Well, I should say creativity. But actually, the truth is people. I love working with people who are determined to be their best and do their best. I’ll take someone with less talent and more drive any day of the week, mainly because I put myself in that bucket. If you can unlock yourself at your best, it’s really hard to beat that. It also makes it fun. For me, if I’m enjoying myself, the work gets better too. And it feels less like work, too. I’m very happy to say I’m working with some very fun and motivated people these days who inspire me to try harder every day.

6.  What would you do on your perfect day?

I would say a mix of spending time with my family, cooking something delicious one-handed (because I have a glass of red in the other one) and listening to a few records. I love a day without an agenda. Where you can go where it takes you. As I’m writing this, I’m about to hop on a plane to Japan with my family, so tomorrow could, in fact, be that day. Let’s see.

7. What’s your favourite music/film/TV show/book of the past year, and why?

I can’t narrow it down to one. But I can do three. First up, I found a funk 45 I’ve been looking for 25 years, by a band called Mickey and the Soul Generation, so that is an absolute highlight and something I’ve been in pursuit of for a large part of my life. But, as a more accessible counterpoint, secondly, I’ve been loving everything Surprise Chef is putting out. They’re a killer cinematic soul outfit from Melbourne who are putting out some of the best music right now, in my opinion. And the last stop on that trip would be the Bamboos. This is another reason Melbourne has the best music scene in the country right now. They have yet to put something out that I don’t love!

8.  iPhone or Android?

Both.

I love the iPhone, and that’s my always-with-me phone. But with Android making up most of the world’s smartphone users, I’ve always been interested in that operating system, too. After spending the last six years using both, I’ve got equal love there.

9. What app could you absolutely not live without? What app do you wish you could delete?
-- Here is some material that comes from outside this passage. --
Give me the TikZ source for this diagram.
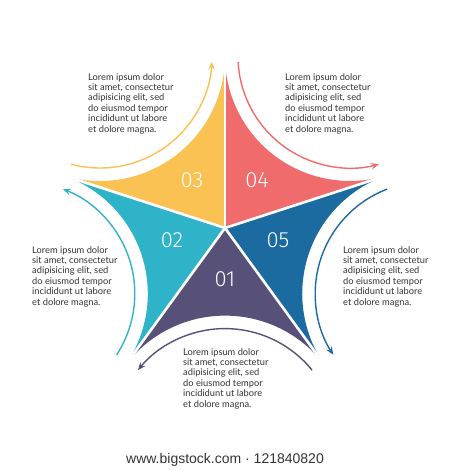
\documentclass[tikz,border=0pt]{standalone}
\usepackage{fontspec}
\setmainfont{Lato}
\newfontfamily\footfont{Liberation Sans}
\newfontfamily\thinfont{Fira Sans}[UprightFont={* Light}]
\usetikzlibrary{calc,arrows.meta}
\definecolor{cyel}{HTML}{F9C253}
\definecolor{cred}{HTML}{F06B6B}
\definecolor{cblu}{HTML}{1B6AA0}
\definecolor{cpur}{HTML}{575079}
\definecolor{ccya}{HTML}{2FB3C8}
\definecolor{ctxt}{HTML}{333333}
\begin{document}
\begin{tikzpicture}[x=1pt,y=1pt,
  sepline/.style={white,line width=2.6pt},
  arrowline/.style={line width=1.4pt,-{Stealth[length=8pt,width=6.5pt,inset=3pt]}},
  infotext/.style={anchor=north west,inner sep=0pt,align=left,text=ctxt,
    font=\fontsize{9.3}{10.4}\selectfont},
  numtext/.style={text=white,inner sep=0pt,font=\thinfont\fontsize{22}{22}\selectfont}]
\useasboundingbox (0,0) rectangle (450,470);
\coordinate (O) at (225,242);
% sectors and arrows
\foreach \b/\col/\nm in {270/cpur/one,342/cblu/five,54/cred/four,126/cyel/three,198/ccya/two}{
  \fill[\col] (O) -- ($(O)+(\b-36:172)$) coordinate (tip-\nm)
     arc[start angle=\b+234, end angle=\b+126, radius=125] -- cycle;
  \coordinate (c-\nm) at ($(O)+(\b:212.6)$);
  \draw[arrowline,\col] ($(c-\nm)+(\b+129:112)$) coordinate (as-\nm)
     arc[start angle=\b+129, end angle=\b+231, radius=112];
}
% separators
\foreach \nm in {one,two,three,four,five}{
  \draw[sepline] (O) -- (tip-\nm);
}
% numbers
\node[numtext] (n3) at (192,290) {03};
\node[numtext] (n4) at (257,290) {04};
\node[numtext] (n2) at (172,230) {02};
\node[numtext] (n5) at (278,230) {05};
\node[numtext] (n1) at (225,191) {01};
% texts
\node[infotext] (t3) at (88,397) {Lorem ipsum dolor\\sit amet, consectetur\\adipisicing elit, sed\\do eiusmod tempor\\incididunt ut labore\\et dolore magna.};
\node[infotext] (t4) at (285,397) {Lorem ipsum dolor\\sit amet, consectetur\\adipisicing elit, sed\\do eiusmod tempor\\incididunt ut labore\\et dolore magna.};
\node[infotext] (t2) at (32,224) {Lorem ipsum dolor\\sit amet, consectetur\\adipisicing elit, sed\\do eiusmod tempor\\incididunt ut labore\\et dolore magna.};
\node[infotext] (t5) at (343,224) {Lorem ipsum dolor\\sit amet, consectetur\\adipisicing elit, sed\\do eiusmod tempor\\incididunt ut labore\\et dolore magna.};
\node[infotext] (t1) at (183,122) {Lorem ipsum dolor\\sit amet, consectetur\\adipisicing elit, sed\\do eiusmod tempor\\incididunt ut labore\\et dolore magna.};
\node[text=ctxt,inner sep=0pt,font=\footfont\fontsize{14}{14}\selectfont] (foot) at (225,10) {www.bigstock.com · 121840820};
\end{tikzpicture}
\end{document}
Sadly, it’s Discogs. Terrible for my bank balance, amazing for my soul. Literally. It’s an app that ties together record sellers across the globe. And then they work together to ruin my financial stability through a delicate game of carrot dangling. The pre-internet version was mail order, which was far less effective and far more time-consuming.
 

Well, if I had to delete an app, it would be the same app. It’s terrible. It’s ruining my life. Maybe I will delete it, but just for a bit. Actually, no! I’m going to keep it. I will keep it, but just check it less. Like only in the morning and last thing at night. And if I’m on a bus. Or waiting for them to turn on the “fasten your seatbelts” sign on a plane. Yeah, just in those situations. Feels more under control already.

10. What makes you really angry?

People who squander opportunity. We are really lucky in our business to be able to do something artful for commercial gain. Along the way, we get to learn a lot, work with some amazing people and generally have fun. It bugs me when people find ways to see the glass half empty in that sense. Also, I’ve been lucky to work with some people who can pull opportunities out of thin air. That is pure magic to me. I love that. It’s incredibly inspiring.

11. Analog or digital?

I love both and am firmly committed to both, too. I have collected vinyl for 25 years, but also love technology and what it represents. So, whilst working in the AI and product development space the last few years, I have been equally prone to listening to a 45s (for those who were born post-iPod, these are small black discs that have grooves in them and used to live in things called “jukeboxes” that people used to put coins in (coins were a form of analogue currency), and it would drop a small needle into the groove and music would come out. ) So, that’s a firm “both” from me. Without either, the world would be a lesser place.